**PROMPT**
Copy out all the lines exactly. Omit pictures.

------------------------------------------------

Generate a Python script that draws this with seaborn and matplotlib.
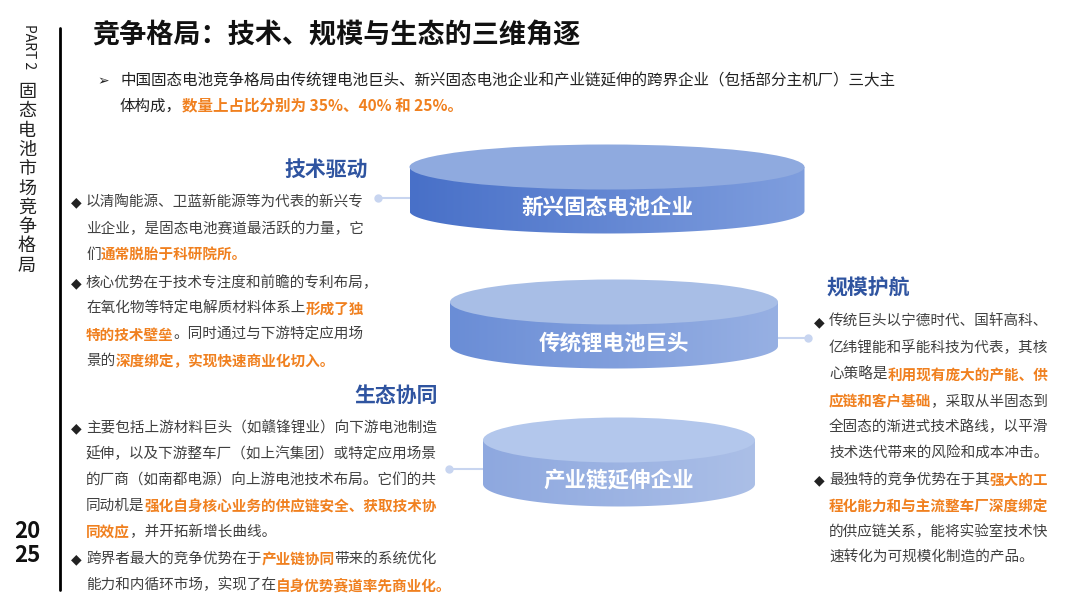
import numpy as np
import matplotlib
matplotlib.use("Agg")
import matplotlib.pyplot as plt
import seaborn as sns
from matplotlib.patches import Ellipse, Polygon
from matplotlib.colors import LinearSegmentedColormap

sns.set_theme(style="white")
plt.rcParams['font.family'] = ['Noto Sans CJK SC', 'DejaVu Sans']

# ---- data ----
categories = ["新兴固态电池企业", "传统锂电池巨头", "产业链延伸企业"]
shares = [40, 35, 25]
headings = ["技术驱动", "规模护航", "生态协同"]

ORANGE = "#F0801F"
DARK = "#404040"
BLUE_H = "#2F54A0"
FS = 10.5

fig = plt.figure(figsize=(10.8, 6.08), dpi=100)
ax = fig.add_axes([0, 0, 1, 1])
ax.set_xlim(0, 1080)
ax.set_ylim(608, 0)
ax.axis("off")
fig.canvas.draw()
R = fig.canvas.get_renderer()

def rich(x, y, segs, size=FS):
    for txt, col, w in segs:
        t = ax.text(x, y, txt, color=col, fontsize=size, fontweight=w, va="center", ha="left")
        bb = t.get_window_extent(R)
        x += bb.width

# left strip
ax.plot([60, 60], [28, 590], color="black", lw=2)
ax.text(29, 47, "PART 2", rotation=-90, fontsize=10, ha="center", va="center", color="#222")
for i, ch in enumerate("固态电池市场竞争格局"):
    ax.text(27, 92 + i * 19.3, ch, fontsize=13, ha="center", va="center", color="#222")
ax.text(27, 531, "20", fontsize=16, fontweight="bold", ha="center", va="center", color="#111")
ax.text(27, 555, "25", fontsize=16, fontweight="bold", ha="center", va="center", color="#111")

# title & intro
ax.text(92, 35, "竞争格局：技术、规模与生态的三维角逐", fontsize=19.5, fontweight="bold", va="center", color="#111")
ax.text(97, 81, "➢", fontsize=10, va="center", color="#222", family="DejaVu Sans")
rich(120, 81, [("中国固态电池竞争格局由传统锂电池巨头、新兴固态电池企业和产业链延伸的跨界企业（包括部分主机厂）三大主", "#222", "normal")], size=11.2)
rich(120, 106, [("体构成，", "#222", "normal"), ("数量上占比分别为 35%、40% 和 25%。", ORANGE, "bold")], size=11.2)

# discs
disc_geo = [  # cx, width, top-centre y
    (607, 395, 167),
    (614, 328, 302),
    (619, 272, 440),
]
side_cols = [("#4870C8", "#7F9EDE"), ("#6A8DD6", "#97B0E3"), ("#8EA8DF", "#ABBFE7")]
top_cols = ["#8FAADF", "#A8BEE6", "#B3C7EC"]
H = 45
T = 44
for cat, sh, (cx, w, yt), (c0, c1), tc in zip(categories, shares, disc_geo, side_cols, top_cols):
    a = w / 2
    yb = yt + T
    th = np.linspace(np.pi, 0, 100)
    pts = [(cx - a, yt)] + [(cx + a * np.cos(t), yb + H / 2 * np.sin(t)) for t in th] + [(cx + a, yt)]
    poly = Polygon(pts, closed=True, facecolor="none", edgecolor="none")
    ax.add_patch(poly)
    cmap = LinearSegmentedColormap.from_list("g", [c0, c1])
    im = ax.imshow(np.linspace(0, 1, 256)[None, :], cmap=cmap, aspect="auto",
                   extent=(cx - a, cx + a, yb + H / 2 + 1, yt - H / 2), zorder=2)
    im.set_clip_path(poly)
    ax.add_patch(Ellipse((cx, yt), w, H, facecolor=tc, edgecolor="none", zorder=3))
    ax.text(cx, yb - 3, cat, color="white", fontsize=15.5, fontweight="bold", ha="center", va="center", zorder=4)
ax.set_xlim(0, 1080)
ax.set_ylim(608, 0)

# connectors
LC = "#C8D5F0"
for (x0, x1, y), dot in [((378, 410, 198), 378), ((778, 808, 338), 808), ((449, 484, 469), 449)]:
    ax.plot([x0, x1], [y, y], color=LC, lw=1.5, zorder=1)
    ax.plot([dot], [y], "o", color=LC, ms=5, zorder=1)

# headings
ax.text(368, 170, headings[0], fontsize=15, fontweight="bold", color=BLUE_H, ha="right", va="center")
ax.text(826, 288, headings[1], fontsize=15, fontweight="bold", color=BLUE_H, ha="left", va="center")
ax.text(438, 395, headings[2], fontsize=15, fontweight="bold", color=BLUE_H, ha="right", va="center")

N = DARK
def B(x, y):
    ax.text(x - 1, y, "◆", fontsize=10, color="#222", va="center", ha="left", family="DejaVu Sans")

# block 1
B(72, 202)
rich(86, 202, [("以清陶能源、卫蓝新能源等为代表的新兴专", N, "normal")])
rich(86, 229, [("业企业，是固态电池赛道最活跃的力量，它", N, "normal")])
rich(86, 255, [("们", N, "normal"), ("通常脱胎于科研院所。", ORANGE, "bold")])
B(72, 283)
rich(86, 283, [("核心优势在于技术专注度和前瞻的专利布局，", N, "normal")])
rich(86, 309, [("在氧化物等特定电解质材料体系上", N, "normal"), ("形成了独", ORANGE, "bold")])
rich(86, 335, [("特的技术壁垒", ORANGE, "bold"), ("。同时通过与下游特定应用场", N, "normal")])
rich(86, 361, [("景的", N, "normal"), ("深度绑定，实现快速商业化切入。", ORANGE, "bold")])

# block 2
B(72, 428)
rich(86, 428, [("主要包括上游材料巨头（如赣锋锂业）向下游电池制造", N, "normal")])
rich(86, 454, [("延伸，以及下游整车厂（如上汽集团）或特定应用场景", N, "normal")])
rich(86, 480, [("的厂商（如南都电源）向上游电池技术布局。它们的共", N, "normal")])
rich(86, 506, [("同动机是", N, "normal"), ("强化自身核心业务的供应链安全、获取技术协", ORANGE, "bold")])
rich(86, 532, [("同效应", ORANGE, "bold"), ("，并开拓新增长曲线。", N, "normal")])
B(72, 559)
rich(86, 559, [("跨界者最大的竞争优势在于", N, "normal"), ("产业链协同", ORANGE, "bold"), ("带来的系统优化", N, "normal")])
rich(86, 585, [("能力和内循环市场，实现了在", N, "normal"), ("自身优势赛道率先商业化。", ORANGE, "bold")])

# block 3
B(815, 322)
rich(829, 322, [("传统巨头以宁德时代、国轩高科、", N, "normal")])
rich(829, 348, [("亿纬锂能和孚能科技为代表，其核", N, "normal")])
rich(829, 375, [("心策略是", N, "normal"), ("利用现有庞大的产能、供", ORANGE, "bold")])
rich(829, 401, [("应链和客户基础", ORANGE, "bold"), ("，采取从半固态到", N, "normal")])
rich(829, 427, [("全固态的渐进式技术路线，以平滑", N, "normal")])
rich(829, 453, [("技术迭代带来的风险和成本冲击。", N, "normal")])
B(815, 480)
rich(829, 480, [("最独特的竞争优势在于其", N, "normal"), ("强大的工", ORANGE, "bold")])
rich(829, 506, [("程化能力和与主流整车厂深度绑定", ORANGE, "bold")])
rich(829, 532, [("的供应链关系，能将实验室技术快", N, "normal")])
rich(829, 558, [("速转化为可规模化制造的产品。", N, "normal")])

fig.savefig("out.png", dpi=100)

------------------------------------------------

**ANSWER FOR THIS EXERCISE**
Generate a Python script that draws this with seaborn and matplotlib.
import numpy as np
import matplotlib
matplotlib.use("Agg")
import matplotlib.pyplot as plt
import seaborn as sns
from matplotlib.patches import Ellipse, Polygon
from matplotlib.colors import LinearSegmentedColormap

sns.set_theme(style="white")
plt.rcParams['font.family'] = ['Noto Sans CJK SC', 'DejaVu Sans']

# ---- data ----
categories = ["新兴固态电池企业", "传统锂电池巨头", "产业链延伸企业"]
shares = [40, 35, 25]
headings = ["技术驱动", "规模护航", "生态协同"]

ORANGE = "#F0801F"
DARK = "#404040"
BLUE_H = "#2F54A0"
FS = 10.5

fig = plt.figure(figsize=(10.8, 6.08), dpi=100)
ax = fig.add_axes([0, 0, 1, 1])
ax.set_xlim(0, 1080)
ax.set_ylim(608, 0)
ax.axis("off")
fig.canvas.draw()
R = fig.canvas.get_renderer()

def rich(x, y, segs, size=FS):
    for txt, col, w in segs:
        t = ax.text(x, y, txt, color=col, fontsize=size, fontweight=w, va="center", ha="left")
        bb = t.get_window_extent(R)
        x += bb.width

# left strip
ax.plot([60, 60], [28, 590], color="black", lw=2)
ax.text(29, 47, "PART 2", rotation=-90, fontsize=10, ha="center", va="center", color="#222")
for i, ch in enumerate("固态电池市场竞争格局"):
    ax.text(27, 92 + i * 19.3, ch, fontsize=13, ha="center", va="center", color="#222")
ax.text(27, 531, "20", fontsize=16, fontweight="bold", ha="center", va="center", color="#111")
ax.text(27, 555, "25", fontsize=16, fontweight="bold", ha="center", va="center", color="#111")

# title & intro
ax.text(92, 35, "竞争格局：技术、规模与生态的三维角逐", fontsize=19.5, fontweight="bold", va="center", color="#111")
ax.text(97, 81, "➢", fontsize=10, va="center", color="#222", family="DejaVu Sans")
rich(120, 81, [("中国固态电池竞争格局由传统锂电池巨头、新兴固态电池企业和产业链延伸的跨界企业（包括部分主机厂）三大主", "#222", "normal")], size=11.2)
rich(120, 106, [("体构成，", "#222", "normal"), ("数量上占比分别为 35%、40% 和 25%。", ORANGE, "bold")], size=11.2)

# discs
disc_geo = [  # cx, width, top-centre y
    (607, 395, 167),
    (614, 328, 302),
    (619, 272, 440),
]
side_cols = [("#4870C8", "#7F9EDE"), ("#6A8DD6", "#97B0E3"), ("#8EA8DF", "#ABBFE7")]
top_cols = ["#8FAADF", "#A8BEE6", "#B3C7EC"]
H = 45
T = 44
for cat, sh, (cx, w, yt), (c0, c1), tc in zip(categories, shares, disc_geo, side_cols, top_cols):
    a = w / 2
    yb = yt + T
    th = np.linspace(np.pi, 0, 100)
    pts = [(cx - a, yt)] + [(cx + a * np.cos(t), yb + H / 2 * np.sin(t)) for t in th] + [(cx + a, yt)]
    poly = Polygon(pts, closed=True, facecolor="none", edgecolor="none")
    ax.add_patch(poly)
    cmap = LinearSegmentedColormap.from_list("g", [c0, c1])
    im = ax.imshow(np.linspace(0, 1, 256)[None, :], cmap=cmap, aspect="auto",
                   extent=(cx - a, cx + a, yb + H / 2 + 1, yt - H / 2), zorder=2)
    im.set_clip_path(poly)
    ax.add_patch(Ellipse((cx, yt), w, H, facecolor=tc, edgecolor="none", zorder=3))
    ax.text(cx, yb - 3, cat, color="white", fontsize=15.5, fontweight="bold", ha="center", va="center", zorder=4)
ax.set_xlim(0, 1080)
ax.set_ylim(608, 0)

# connectors
LC = "#C8D5F0"
for (x0, x1, y), dot in [((378, 410, 198), 378), ((778, 808, 338), 808), ((449, 484, 469), 449)]:
    ax.plot([x0, x1], [y, y], color=LC, lw=1.5, zorder=1)
    ax.plot([dot], [y], "o", color=LC, ms=5, zorder=1)

# headings
ax.text(368, 170, headings[0], fontsize=15, fontweight="bold", color=BLUE_H, ha="right", va="center")
ax.text(826, 288, headings[1], fontsize=15, fontweight="bold", color=BLUE_H, ha="left", va="center")
ax.text(438, 395, headings[2], fontsize=15, fontweight="bold", color=BLUE_H, ha="right", va="center")

N = DARK
def B(x, y):
    ax.text(x - 1, y, "◆", fontsize=10, color="#222", va="center", ha="left", family="DejaVu Sans")

# block 1
B(72, 202)
rich(86, 202, [("以清陶能源、卫蓝新能源等为代表的新兴专", N, "normal")])
rich(86, 229, [("业企业，是固态电池赛道最活跃的力量，它", N, "normal")])
rich(86, 255, [("们", N, "normal"), ("通常脱胎于科研院所。", ORANGE, "bold")])
B(72, 283)
rich(86, 283, [("核心优势在于技术专注度和前瞻的专利布局，", N, "normal")])
rich(86, 309, [("在氧化物等特定电解质材料体系上", N, "normal"), ("形成了独", ORANGE, "bold")])
rich(86, 335, [("特的技术壁垒", ORANGE, "bold"), ("。同时通过与下游特定应用场", N, "normal")])
rich(86, 361, [("景的", N, "normal"), ("深度绑定，实现快速商业化切入。", ORANGE, "bold")])

# block 2
B(72, 428)
rich(86, 428, [("主要包括上游材料巨头（如赣锋锂业）向下游电池制造", N, "normal")])
rich(86, 454, [("延伸，以及下游整车厂（如上汽集团）或特定应用场景", N, "normal")])
rich(86, 480, [("的厂商（如南都电源）向上游电池技术布局。它们的共", N, "normal")])
rich(86, 506, [("同动机是", N, "normal"), ("强化自身核心业务的供应链安全、获取技术协", ORANGE, "bold")])
rich(86, 532, [("同效应", ORANGE, "bold"), ("，并开拓新增长曲线。", N, "normal")])
B(72, 559)
rich(86, 559, [("跨界者最大的竞争优势在于", N, "normal"), ("产业链协同", ORANGE, "bold"), ("带来的系统优化", N, "normal")])
rich(86, 585, [("能力和内循环市场，实现了在", N, "normal"), ("自身优势赛道率先商业化。", ORANGE, "bold")])

# block 3
B(815, 322)
rich(829, 322, [("传统巨头以宁德时代、国轩高科、", N, "normal")])
rich(829, 348, [("亿纬锂能和孚能科技为代表，其核", N, "normal")])
rich(829, 375, [("心策略是", N, "normal"), ("利用现有庞大的产能、供", ORANGE, "bold")])
rich(829, 401, [("应链和客户基础", ORANGE, "bold"), ("，采取从半固态到", N, "normal")])
rich(829, 427, [("全固态的渐进式技术路线，以平滑", N, "normal")])
rich(829, 453, [("技术迭代带来的风险和成本冲击。", N, "normal")])
B(815, 480)
rich(829, 480, [("最独特的竞争优势在于其", N, "normal"), ("强大的工", ORANGE, "bold")])
rich(829, 506, [("程化能力和与主流整车厂深度绑定", ORANGE, "bold")])
rich(829, 532, [("的供应链关系，能将实验室技术快", N, "normal")])
rich(829, 558, [("速转化为可规模化制造的产品。", N, "normal")])

fig.savefig("out.png", dpi=100)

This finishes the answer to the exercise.